Given exercise
Return, exactly as written, the run of lines that begins at the line containing "Clone this chart in Plotly." and ends at the line containing "years = list(range(1989, 2021))". Nothing outside that run belongs in the answer.

▬▬▬▬▬▬▬▬▬▬

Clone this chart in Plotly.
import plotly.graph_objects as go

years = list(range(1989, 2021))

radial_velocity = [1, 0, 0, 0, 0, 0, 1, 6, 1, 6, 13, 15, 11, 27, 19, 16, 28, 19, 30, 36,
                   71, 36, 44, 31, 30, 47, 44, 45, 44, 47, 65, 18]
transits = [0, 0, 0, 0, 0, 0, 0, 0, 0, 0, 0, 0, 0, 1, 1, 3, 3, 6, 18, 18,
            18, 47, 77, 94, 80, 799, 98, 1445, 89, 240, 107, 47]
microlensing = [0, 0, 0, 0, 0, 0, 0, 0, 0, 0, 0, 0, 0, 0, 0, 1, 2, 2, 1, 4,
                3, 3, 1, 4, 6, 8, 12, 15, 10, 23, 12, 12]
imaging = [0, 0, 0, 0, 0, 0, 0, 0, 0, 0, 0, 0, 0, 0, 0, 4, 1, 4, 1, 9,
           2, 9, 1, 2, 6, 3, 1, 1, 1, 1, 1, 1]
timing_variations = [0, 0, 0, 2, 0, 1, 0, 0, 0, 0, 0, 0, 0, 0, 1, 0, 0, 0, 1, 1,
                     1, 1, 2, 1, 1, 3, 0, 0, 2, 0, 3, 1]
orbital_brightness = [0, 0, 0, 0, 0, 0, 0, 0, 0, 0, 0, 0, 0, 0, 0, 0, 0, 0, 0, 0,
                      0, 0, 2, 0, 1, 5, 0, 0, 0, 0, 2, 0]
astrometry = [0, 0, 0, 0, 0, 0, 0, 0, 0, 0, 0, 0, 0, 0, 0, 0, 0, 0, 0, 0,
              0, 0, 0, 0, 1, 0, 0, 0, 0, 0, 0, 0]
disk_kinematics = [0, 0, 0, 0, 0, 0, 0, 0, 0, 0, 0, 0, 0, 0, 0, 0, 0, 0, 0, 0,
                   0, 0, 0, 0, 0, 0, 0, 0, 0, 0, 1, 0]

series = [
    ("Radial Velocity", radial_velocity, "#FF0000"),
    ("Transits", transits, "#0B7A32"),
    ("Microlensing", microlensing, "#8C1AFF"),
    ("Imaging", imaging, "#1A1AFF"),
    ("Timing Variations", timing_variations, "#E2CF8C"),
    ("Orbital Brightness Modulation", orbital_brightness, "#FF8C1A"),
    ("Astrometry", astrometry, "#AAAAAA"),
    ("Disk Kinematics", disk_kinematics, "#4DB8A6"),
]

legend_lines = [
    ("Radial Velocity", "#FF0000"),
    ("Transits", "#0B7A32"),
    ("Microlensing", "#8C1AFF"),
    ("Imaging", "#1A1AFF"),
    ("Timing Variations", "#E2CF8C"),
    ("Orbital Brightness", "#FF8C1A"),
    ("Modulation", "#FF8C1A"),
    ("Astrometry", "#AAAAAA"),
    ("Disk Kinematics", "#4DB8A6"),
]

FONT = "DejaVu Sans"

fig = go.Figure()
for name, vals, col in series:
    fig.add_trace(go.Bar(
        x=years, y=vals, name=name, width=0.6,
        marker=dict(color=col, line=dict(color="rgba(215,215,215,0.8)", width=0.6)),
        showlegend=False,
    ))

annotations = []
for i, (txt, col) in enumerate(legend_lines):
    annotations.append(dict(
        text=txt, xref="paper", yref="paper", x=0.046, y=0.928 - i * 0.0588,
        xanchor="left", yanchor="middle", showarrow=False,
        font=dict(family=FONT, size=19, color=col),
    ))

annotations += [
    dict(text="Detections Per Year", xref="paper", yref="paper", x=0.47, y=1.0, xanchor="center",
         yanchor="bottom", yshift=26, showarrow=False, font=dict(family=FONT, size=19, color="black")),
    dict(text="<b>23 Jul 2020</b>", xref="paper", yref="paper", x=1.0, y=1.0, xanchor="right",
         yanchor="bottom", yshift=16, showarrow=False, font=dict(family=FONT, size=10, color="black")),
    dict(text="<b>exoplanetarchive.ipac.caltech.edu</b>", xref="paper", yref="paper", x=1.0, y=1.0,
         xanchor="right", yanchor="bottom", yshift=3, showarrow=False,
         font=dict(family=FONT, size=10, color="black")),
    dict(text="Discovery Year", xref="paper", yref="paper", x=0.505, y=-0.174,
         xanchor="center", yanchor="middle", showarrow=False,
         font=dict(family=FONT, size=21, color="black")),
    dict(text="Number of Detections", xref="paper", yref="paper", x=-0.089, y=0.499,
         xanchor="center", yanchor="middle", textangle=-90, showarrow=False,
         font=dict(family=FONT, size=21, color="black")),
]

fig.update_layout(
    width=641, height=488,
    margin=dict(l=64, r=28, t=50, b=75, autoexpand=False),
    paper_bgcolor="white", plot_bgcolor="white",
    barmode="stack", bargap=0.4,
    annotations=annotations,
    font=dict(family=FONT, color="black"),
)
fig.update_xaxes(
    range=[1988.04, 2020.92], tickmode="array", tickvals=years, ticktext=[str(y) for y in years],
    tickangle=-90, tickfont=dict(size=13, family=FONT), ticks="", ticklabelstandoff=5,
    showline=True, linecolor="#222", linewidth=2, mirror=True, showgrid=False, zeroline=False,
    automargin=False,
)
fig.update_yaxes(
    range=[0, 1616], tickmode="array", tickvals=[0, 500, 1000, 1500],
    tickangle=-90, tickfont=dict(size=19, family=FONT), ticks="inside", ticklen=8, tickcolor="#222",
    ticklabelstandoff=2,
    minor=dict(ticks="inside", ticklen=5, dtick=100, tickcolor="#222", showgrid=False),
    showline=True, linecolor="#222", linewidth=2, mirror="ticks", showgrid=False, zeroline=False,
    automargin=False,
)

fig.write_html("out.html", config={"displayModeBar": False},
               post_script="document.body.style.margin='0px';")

▬▬▬▬▬▬▬▬▬▬

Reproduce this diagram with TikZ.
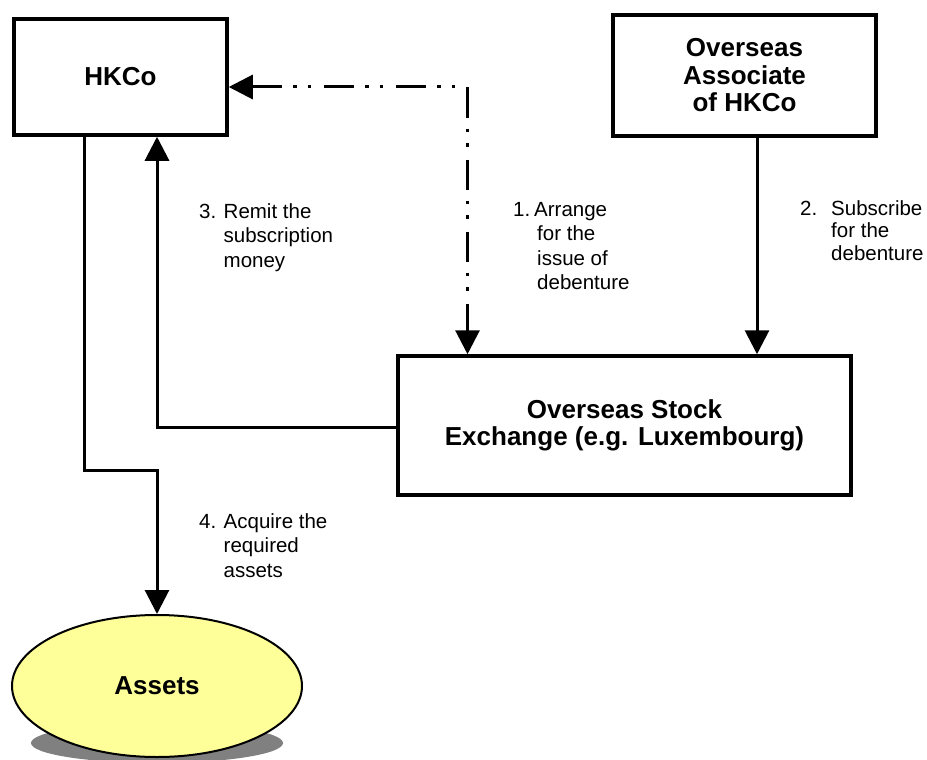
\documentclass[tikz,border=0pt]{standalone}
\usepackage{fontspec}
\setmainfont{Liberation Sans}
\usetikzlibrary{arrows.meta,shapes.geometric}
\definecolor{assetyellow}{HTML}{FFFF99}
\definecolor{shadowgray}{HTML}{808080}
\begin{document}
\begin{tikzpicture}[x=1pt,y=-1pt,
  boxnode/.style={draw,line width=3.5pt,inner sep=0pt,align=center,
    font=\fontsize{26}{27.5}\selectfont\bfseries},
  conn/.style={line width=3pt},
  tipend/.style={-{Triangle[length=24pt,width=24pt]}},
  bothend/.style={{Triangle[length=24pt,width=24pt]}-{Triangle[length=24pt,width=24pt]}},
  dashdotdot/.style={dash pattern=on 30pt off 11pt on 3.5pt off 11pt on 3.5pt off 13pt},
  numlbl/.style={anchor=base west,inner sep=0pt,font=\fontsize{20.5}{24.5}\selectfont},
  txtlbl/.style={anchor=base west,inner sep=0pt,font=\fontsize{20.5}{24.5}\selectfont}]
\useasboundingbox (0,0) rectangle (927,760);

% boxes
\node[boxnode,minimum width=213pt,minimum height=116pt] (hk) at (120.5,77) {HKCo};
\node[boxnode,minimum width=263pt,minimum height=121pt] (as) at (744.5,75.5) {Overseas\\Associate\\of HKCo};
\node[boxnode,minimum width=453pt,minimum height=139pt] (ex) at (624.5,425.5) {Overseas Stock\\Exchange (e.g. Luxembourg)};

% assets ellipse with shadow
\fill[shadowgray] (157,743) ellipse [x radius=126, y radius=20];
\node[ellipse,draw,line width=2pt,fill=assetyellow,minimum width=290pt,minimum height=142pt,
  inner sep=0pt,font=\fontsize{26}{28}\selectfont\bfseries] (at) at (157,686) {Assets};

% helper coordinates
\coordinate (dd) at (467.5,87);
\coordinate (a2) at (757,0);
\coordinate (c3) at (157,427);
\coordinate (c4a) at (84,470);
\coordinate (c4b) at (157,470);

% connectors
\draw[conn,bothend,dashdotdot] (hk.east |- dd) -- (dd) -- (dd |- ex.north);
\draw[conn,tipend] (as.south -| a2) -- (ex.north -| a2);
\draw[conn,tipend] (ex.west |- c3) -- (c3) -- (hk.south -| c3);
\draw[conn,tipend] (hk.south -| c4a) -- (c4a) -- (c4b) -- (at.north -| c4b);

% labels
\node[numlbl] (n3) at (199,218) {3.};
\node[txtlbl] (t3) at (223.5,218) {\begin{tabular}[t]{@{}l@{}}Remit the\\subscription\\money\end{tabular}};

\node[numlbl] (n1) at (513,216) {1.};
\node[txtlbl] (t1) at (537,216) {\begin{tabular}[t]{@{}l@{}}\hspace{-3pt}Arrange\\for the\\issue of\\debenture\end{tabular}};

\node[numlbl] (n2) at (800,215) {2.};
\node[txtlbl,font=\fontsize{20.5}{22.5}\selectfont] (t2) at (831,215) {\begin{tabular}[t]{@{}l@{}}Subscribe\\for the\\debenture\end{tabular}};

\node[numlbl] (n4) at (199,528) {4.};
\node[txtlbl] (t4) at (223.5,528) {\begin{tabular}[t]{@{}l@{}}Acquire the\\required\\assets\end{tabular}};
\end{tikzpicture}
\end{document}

▬▬▬▬▬▬▬▬▬▬

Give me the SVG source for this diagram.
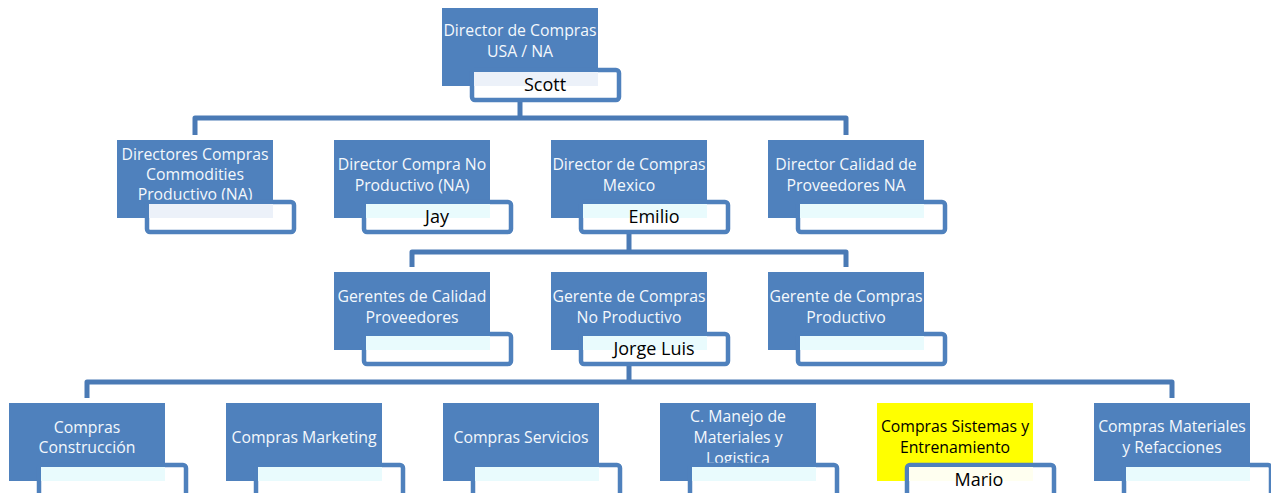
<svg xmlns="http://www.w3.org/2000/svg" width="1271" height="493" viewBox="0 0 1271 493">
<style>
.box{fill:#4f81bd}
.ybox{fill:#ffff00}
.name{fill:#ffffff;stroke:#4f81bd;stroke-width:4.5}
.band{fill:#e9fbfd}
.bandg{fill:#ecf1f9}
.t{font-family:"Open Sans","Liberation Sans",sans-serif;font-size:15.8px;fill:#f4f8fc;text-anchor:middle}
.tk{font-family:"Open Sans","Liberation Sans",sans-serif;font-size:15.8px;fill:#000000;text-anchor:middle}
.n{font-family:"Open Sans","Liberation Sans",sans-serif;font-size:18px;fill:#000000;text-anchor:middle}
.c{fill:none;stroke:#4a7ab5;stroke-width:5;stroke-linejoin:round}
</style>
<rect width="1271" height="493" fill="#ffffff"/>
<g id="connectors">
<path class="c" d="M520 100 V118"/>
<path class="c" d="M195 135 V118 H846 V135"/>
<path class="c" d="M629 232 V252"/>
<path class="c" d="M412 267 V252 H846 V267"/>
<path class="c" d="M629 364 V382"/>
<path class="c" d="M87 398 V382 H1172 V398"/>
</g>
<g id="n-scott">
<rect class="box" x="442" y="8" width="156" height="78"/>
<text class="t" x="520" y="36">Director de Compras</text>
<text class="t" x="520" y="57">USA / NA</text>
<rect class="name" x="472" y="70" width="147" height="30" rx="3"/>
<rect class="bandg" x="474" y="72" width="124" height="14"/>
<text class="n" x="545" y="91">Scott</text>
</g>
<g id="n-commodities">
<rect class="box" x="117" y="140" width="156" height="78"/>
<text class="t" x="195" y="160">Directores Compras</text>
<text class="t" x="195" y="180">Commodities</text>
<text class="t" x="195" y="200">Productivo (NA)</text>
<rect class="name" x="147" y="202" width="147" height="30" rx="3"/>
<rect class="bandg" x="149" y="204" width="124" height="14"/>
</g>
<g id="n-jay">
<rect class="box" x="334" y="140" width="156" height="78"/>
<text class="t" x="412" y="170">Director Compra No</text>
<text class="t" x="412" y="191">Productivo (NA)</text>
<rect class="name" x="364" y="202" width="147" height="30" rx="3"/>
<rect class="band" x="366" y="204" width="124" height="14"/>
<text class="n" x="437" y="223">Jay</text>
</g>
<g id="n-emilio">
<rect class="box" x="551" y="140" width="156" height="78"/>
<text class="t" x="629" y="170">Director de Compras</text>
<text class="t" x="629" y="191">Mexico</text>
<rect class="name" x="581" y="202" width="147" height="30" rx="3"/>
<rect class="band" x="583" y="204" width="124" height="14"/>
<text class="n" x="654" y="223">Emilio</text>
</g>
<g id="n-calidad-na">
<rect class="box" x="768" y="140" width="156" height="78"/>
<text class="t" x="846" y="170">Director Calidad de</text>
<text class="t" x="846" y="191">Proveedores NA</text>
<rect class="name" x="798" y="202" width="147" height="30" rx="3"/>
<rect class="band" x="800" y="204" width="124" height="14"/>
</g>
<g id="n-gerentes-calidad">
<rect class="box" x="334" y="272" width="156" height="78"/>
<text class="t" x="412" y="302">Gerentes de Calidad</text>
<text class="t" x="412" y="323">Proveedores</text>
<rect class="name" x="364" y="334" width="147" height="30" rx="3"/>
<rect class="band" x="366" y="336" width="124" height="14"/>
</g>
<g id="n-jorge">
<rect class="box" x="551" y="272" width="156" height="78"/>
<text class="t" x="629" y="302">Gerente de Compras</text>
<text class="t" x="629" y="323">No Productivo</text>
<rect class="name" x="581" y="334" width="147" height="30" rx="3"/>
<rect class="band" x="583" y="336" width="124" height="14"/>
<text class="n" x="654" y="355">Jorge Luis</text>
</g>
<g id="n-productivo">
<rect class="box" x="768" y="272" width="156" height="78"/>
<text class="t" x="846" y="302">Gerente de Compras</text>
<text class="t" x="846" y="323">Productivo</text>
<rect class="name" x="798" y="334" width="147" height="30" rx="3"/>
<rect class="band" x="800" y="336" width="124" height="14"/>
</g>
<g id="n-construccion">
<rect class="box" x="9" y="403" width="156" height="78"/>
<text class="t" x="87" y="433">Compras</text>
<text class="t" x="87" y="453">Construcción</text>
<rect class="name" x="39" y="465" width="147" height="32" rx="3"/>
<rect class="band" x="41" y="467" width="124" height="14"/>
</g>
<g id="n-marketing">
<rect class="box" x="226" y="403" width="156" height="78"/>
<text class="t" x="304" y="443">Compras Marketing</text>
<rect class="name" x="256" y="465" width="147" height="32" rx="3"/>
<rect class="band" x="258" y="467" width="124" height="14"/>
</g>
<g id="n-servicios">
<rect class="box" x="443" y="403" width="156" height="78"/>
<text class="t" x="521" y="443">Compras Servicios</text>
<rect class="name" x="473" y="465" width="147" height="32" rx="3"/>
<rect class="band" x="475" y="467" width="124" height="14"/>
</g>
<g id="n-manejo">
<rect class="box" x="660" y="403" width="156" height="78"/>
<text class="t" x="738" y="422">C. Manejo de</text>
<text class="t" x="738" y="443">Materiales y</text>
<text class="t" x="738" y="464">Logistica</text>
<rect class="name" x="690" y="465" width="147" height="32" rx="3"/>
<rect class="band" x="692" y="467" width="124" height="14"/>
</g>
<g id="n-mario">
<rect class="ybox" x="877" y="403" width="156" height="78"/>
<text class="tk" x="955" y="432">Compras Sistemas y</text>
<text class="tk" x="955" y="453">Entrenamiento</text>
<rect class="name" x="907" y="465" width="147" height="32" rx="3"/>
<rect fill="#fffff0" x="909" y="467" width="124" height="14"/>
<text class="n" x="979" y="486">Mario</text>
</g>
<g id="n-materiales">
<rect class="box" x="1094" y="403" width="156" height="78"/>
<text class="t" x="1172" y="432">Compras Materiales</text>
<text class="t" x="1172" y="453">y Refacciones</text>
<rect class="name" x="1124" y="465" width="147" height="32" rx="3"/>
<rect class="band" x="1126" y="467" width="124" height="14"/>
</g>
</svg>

▬▬▬▬▬▬▬▬▬▬

Result
Clone this chart in Plotly.
import plotly.graph_objects as go

years = list(range(1989, 2021))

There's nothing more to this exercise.